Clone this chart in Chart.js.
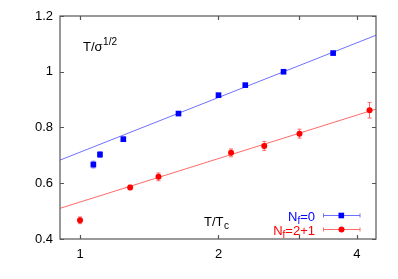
<!DOCTYPE html>
<html>
<head>
<meta charset="utf-8">
<script src="https://cdn.jsdelivr.net/npm/chart.js@4.4.1/dist/chart.umd.min.js"></script>
<style>
  html, body { margin: 0; padding: 0; background: #fff; }
  #wrap { width: 398px; height: 279px; }
</style>
</head>
<body>
<div id="wrap"><canvas id="chart" width="398" height="279"></canvas></div>
<script>
// values
const xTicks = [1, 2, 3, 4];
const xTickLabels = ['1', '2', '', '4'];
const yTicks = [0.4, 0.6, 0.8, 1.0, 1.2];
const yTickLabels = ['0.4', '0.6', '0.8', '1', '1.2'];

const quenchedX = [1.069, 1.105, 1.242, 1.637, 2.0, 2.287, 2.77, 3.55];
const quenchedY = [0.667, 0.703, 0.758, 0.85, 0.916, 0.952, 1.0, 1.067];
const quenchedErr = [0.012, 0.01, 0.008, 0.006, 0.006, 0.006, 0.006, 0.006];

const dynX = [1.0, 1.285, 1.481, 2.13, 2.515, 3.0, 4.26];
const dynY = [0.467, 0.585, 0.623, 0.709, 0.734, 0.778, 0.862];
const dynErr = [0.012, 0.008, 0.014, 0.014, 0.016, 0.016, 0.028];

// fit lines, endpoints at the plot edges
const fitX = [0.9046, 4.40];
const quenchedFitY = [0.683, 1.131];
const dynFitY = [0.510, 0.866];

const BLUE = '#0000ff', RED = '#ff0000';
const BLUE_L = '#7070ff', RED_L = '#ff6a6a';
const AXIS = '#555';
const FONT = '"Liberation Sans", Arial, Helvetica, sans-serif';

function pts(xs, ys) { return xs.map((x, i) => ({ x: x, y: ys[i] })); }

// error bars, frame, inward ticks, labels and legend
const decor = {
  id: 'decor',
  beforeDatasetsDraw(chart) {
    const ctx = chart.ctx, xs = chart.scales.x, ys = chart.scales.y;
    const bars = [[quenchedX, quenchedY, quenchedErr, BLUE_L], [dynX, dynY, dynErr, RED_L]];
    ctx.save();
    ctx.lineWidth = 1;
    bars.forEach(b => {
      ctx.strokeStyle = b[3];
      b[0].forEach((x, i) => {
        const px = xs.getPixelForValue(x);
        const top = ys.getPixelForValue(b[1][i] + b[2][i]);
        const bot = ys.getPixelForValue(b[1][i] - b[2][i]);
        ctx.beginPath();
        ctx.moveTo(px, top); ctx.lineTo(px, bot);
        ctx.moveTo(px - 2, top); ctx.lineTo(px + 2, top);
        ctx.moveTo(px - 2, bot); ctx.lineTo(px + 2, bot);
        ctx.stroke();
      });
    });
    ctx.restore();
  },
  afterDraw(chart) {
    const ctx = chart.ctx, a = chart.chartArea;
    const xs = chart.scales.x, ys = chart.scales.y;
    ctx.save();
    ctx.strokeStyle = AXIS;
    ctx.lineWidth = 1.2;
    ctx.strokeRect(a.left, a.top, a.right - a.left, a.bottom - a.top);
    ctx.beginPath();
    xTicks.forEach(t => {
      const px = Math.round(xs.getPixelForValue(t)) + 0.5;
      ctx.moveTo(px, a.bottom); ctx.lineTo(px, a.bottom - 4);
      ctx.moveTo(px, a.top); ctx.lineTo(px, a.top + 4);
    });
    yTicks.forEach(t => {
      const py = Math.round(ys.getPixelForValue(t)) + 0.5;
      ctx.moveTo(a.left, py); ctx.lineTo(a.left + 4, py);
      ctx.moveTo(a.right, py); ctx.lineTo(a.right - 4, py);
    });
    ctx.stroke();

    // axis labels inside the plot
    ctx.fillStyle = '#000';
    ctx.textBaseline = 'alphabetic';
    ctx.font = '13px ' + FONT;
    let x = 83, y = 51;
    ctx.fillText('T/σ', x, y);
    x += ctx.measureText('T/σ').width;
    ctx.font = '10px ' + FONT;
    ctx.fillText('1/2', x + 0.5, y - 6);

    ctx.font = '13px ' + FONT;
    x = 204; y = 226;
    ctx.fillText('T/T', x, y);
    x += ctx.measureText('T/T').width;
    ctx.font = '10px ' + FONT;
    ctx.fillText('c', x + 0.5, y + 3);

    // legend
    const rows = [['=0', BLUE, BLUE_L, 'rect', 215.5], ['=2+1', RED, RED_L, 'circle', 229.5]];
    rows.forEach(r => {
      const baseY = r[4] + 5;
      ctx.font = '13px ' + FONT;
      const wN = ctx.measureText('N').width;
      const wRest = ctx.measureText(r[0]).width;
      ctx.font = '10px ' + FONT;
      const wF = ctx.measureText('f').width;
      let lx = 315 - (wN + wF + wRest);
      ctx.fillStyle = r[1];
      ctx.font = '13px ' + FONT;
      ctx.fillText('N', lx, baseY);
      lx += wN;
      ctx.font = '10px ' + FONT;
      ctx.fillText('f', lx, baseY + 3);
      lx += wF;
      ctx.font = '13px ' + FONT;
      ctx.fillText(r[0], lx, baseY);

      ctx.strokeStyle = r[2];
      ctx.lineWidth = 1;
      ctx.beginPath();
      ctx.moveTo(323.5, r[4]); ctx.lineTo(360, r[4]);
      ctx.moveTo(323.5, r[4] - 2); ctx.lineTo(323.5, r[4] + 2);
      ctx.moveTo(360, r[4] - 2); ctx.lineTo(360, r[4] + 2);
      ctx.stroke();
      ctx.fillStyle = r[1];
      if (r[3] === 'rect') {
        ctx.fillRect(338.5, r[4] - 2.8, 5.6, 5.6);
      } else {
        ctx.beginPath();
        ctx.arc(341.5, r[4], 3, 0, Math.PI * 2);
        ctx.fill();
      }
    });
    ctx.restore();
  }
};

new Chart(document.getElementById('chart'), {
  type: 'scatter',
  data: {
    datasets: [
      { data: pts(quenchedX, quenchedY), pointStyle: 'rect', pointRadius: 4,
        backgroundColor: BLUE, borderColor: BLUE, borderWidth: 0, order: 0 },
      { data: pts(dynX, dynY), pointStyle: 'circle', pointRadius: 3,
        backgroundColor: RED, borderColor: RED, borderWidth: 0, order: 0 },
      { type: 'line', data: pts(fitX, quenchedFitY), borderColor: BLUE_L, borderWidth: 1,
        pointRadius: 0, fill: false, order: 1 },
      { type: 'line', data: pts(fitX, dynFitY), borderColor: RED_L, borderWidth: 1,
        pointRadius: 0, fill: false, order: 1 }
    ]
  },
  options: {
    responsive: false,
    animation: false,
    layout: { padding: { top: 16, right: 22, left: 0, bottom: 0 } },
    plugins: { legend: { display: false }, tooltip: { enabled: false } },
    scales: {
      x: {
        type: 'logarithmic', min: fitX[0], max: fitX[1],
        grid: { display: false, drawTicks: false },
        border: { display: false },
        afterBuildTicks(s) { s.ticks = xTicks.map(v => ({ value: v })); },
        afterFit(s) { s.height = 40; },
        ticks: {
          color: '#000', padding: 8, maxRotation: 0, autoSkip: false,
          font: { family: FONT, size: 13 },
          callback(v) { const i = xTicks.indexOf(v); return i < 0 ? '' : xTickLabels[i]; }
        }
      },
      y: {
        type: 'linear', min: 0.4, max: 1.2,
        grid: { display: false, drawTicks: false },
        border: { display: false },
        afterBuildTicks(s) { s.ticks = yTicks.map(v => ({ value: v })); },
        afterFit(s) { s.width = 60; },
        ticks: {
          color: '#000', padding: 7,
          font: { family: FONT, size: 13 },
          callback(v) {
            const i = yTicks.findIndex(t => Math.abs(t - v) < 1e-6);
            return i < 0 ? '' : yTickLabels[i];
          }
        }
      }
    }
  },
  plugins: [decor]
});
</script>
</body>
</html>
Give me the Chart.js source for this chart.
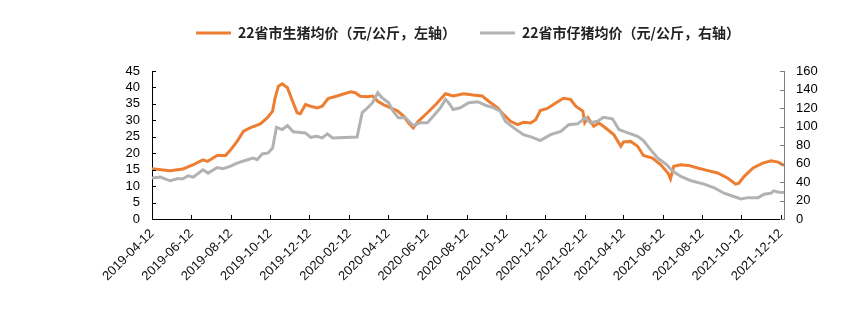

------------------------------------

■ Written request: Locate the lines above that hold the word "this". Show every one of them.

■ Expected answer:
Clone this chart in Chart.js.
Give me the Chart.js source for this chart.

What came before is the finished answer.